Fascism and police brutality are truly relevant to me because I got my fucking ass beat by cops as a kid for nothing and often no crime at all. The true brutality started in my teenage years when I became guilty of the crime of non-conformity. It seems to have slowed down in my adulthood, but there is absolutely a police culture that coerces us into superfluous conformity and it has happened sparsely over the years, especially during my work of political activism. Much of our police force think themselves entitled to enforce their own morality, rather than law.
Those of us who step outside of the norm, who look a little different, who don't budge when we're asked to shut up and kowtow and conform to illegal force, and even times when I just spoke what I thought or gave factual information about something they were asking about, I got my ass beat.
I’ve been beaten up and roughed up for the mere crime of expression.
While there is a racial component, I think we're finally starting to uncover the cold, dark, twisted reality that we've hired all the wrong people to police our world, uneducated, testosterone-fueled men who are willing to disbelieve rape victims in order to uphold the "bro code", savagely beat and kill Black people in the streets, and even going as far as to beat the shit out of me when I was a kid on more occasions than I could count. So often it was done under the guise of "trying to get you on the right path" because they didn't like the way I dressed or wore my hair or other material things they may have a disagreement, but certainly, this isn't what the police are for. It's not the police's job to execute moral codes but legal ones.
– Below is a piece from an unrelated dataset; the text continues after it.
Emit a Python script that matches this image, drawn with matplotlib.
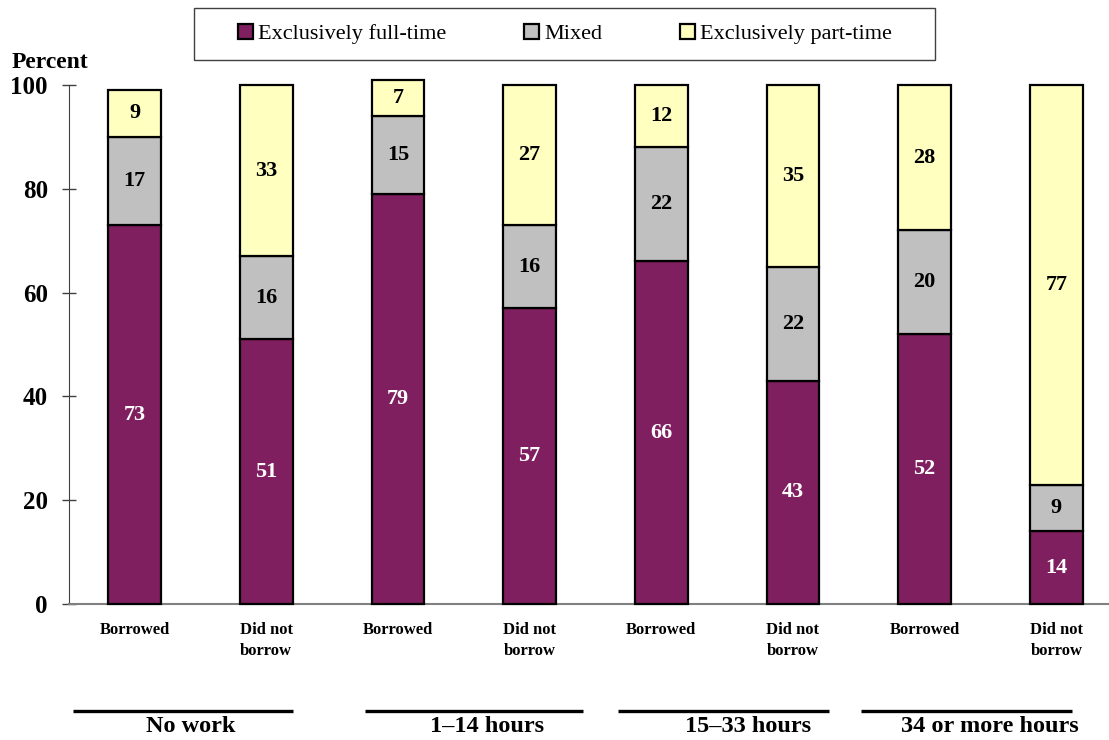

Some people suggest we’re making much ado about just a few bad apples. Fair enough.
Forgive me for believing that 1. when the State powers who are entrusted to serve and protect do the exact opposite, when they abuse power and brutalize, after several bad actors, it’s hard to distinguish who’s who because 2. the good police are clearly protecting the bad police, otherwise they’d have effectively policed themselves and removed the bad apples long ago and we wouldn’t be dealing with it now. Alas, this hasn’t happened.
For simple math, let’s suppose there are 10,000 good cops and only 20 bad cops, the fact that those 10,000 were protecting those 20 behind the shield of silence means there are 10,020 bad cops total. If they can’t police themselves, they must be accountable to us and transparent. It’s either/or.
I used to own quite a few t-shirts of Black Metal bands and they especially hated the Dark Funeral ones the least. It’s no surprise that religious overreach and institutional abuses of power go hand-in-hand. When people feel morally compelled to act because of their beliefs which are so deeply-held, convictions which raise the stakes of every perceived transgression, they’re much more willing to step out of line and enforce what they see as their self-anointed religious or moral duty. Anyone remember the pastor who punched the kid in the chest because he thought him a sinner and erring by straying from the path of “God”?
This attitude is echoed, reverberating throughout so many minds of people who wear a uniform and a badge. Like the church, the police forces across America shield such people who step out of line and reach over their boundaries in the name of self-licensing.
I'm not saddened but determined. I rejoice in the fact that the rest of the world is finally waking up to how the cops have treated some of us, especially in the Southern US. The winds of change have arrived. I feel like so much of the American political discussion hinges on our views of police and the state. It's clear that to most conservatives, the DMV is the biggest headache the state has ever given them, usually because they blend in with ordinary folk. Being able to blend in is almost the very definition of privilege. But for those of us who will not or (in the case of racial minorities) cannot do that, we get a whole other world of hell unleashed upon us that maintains the power structure.
Nonetheless, extraordinarily little in this world is dehumanizing as getting your ass beat by the cops and not being able to fight back because you know they'll either kill or arrest you. It's the worst feeling in the world, an injustice so foul that it reeks of a rancid stench just to think about it. It's just like women who've been sexually assaulted by powerful men, the worst part isn't the touching, it's not being able to fight back and assert your independence and individual autonomy, you're rendered pure object.
Then comes a whole other layer of hell when the people who haven't shared your experiences disbelieve them or take the stance that you "must've done something wrong," and it's their go-to argument because of their blind trust in authority (as if cops are somehow morally and judgmentally superior to the rest of us--they are not).
I've buried so many of these memories and just moved on with my life, but the murder of George Floyd is bringing it all back. Many of my friends who remember me from those days also got the exact same treatment for the vicious, terrible crime of non-conformity and exercising free speech. I remember the days when a band t-shirt was grounds for an assault from the police. That's back when wearing such clothing actually meant something and was a fight for our rights.
At this point, it's so acceptable that it's not rebellious at all, it's a statement of passive consumerism and thus I've tried to shift my rebellion to the pursuit of philosophy and rebellious ideas. But I remember. I remember so many instances of Southern cops taking the liberty to beat a child because they didn't like him. How could I forget? How could I just pretend this never happened to me when it did?
I will not stay silent during this time of national and global reckoning. My experiences matter and will be neither forgotten nor ignored.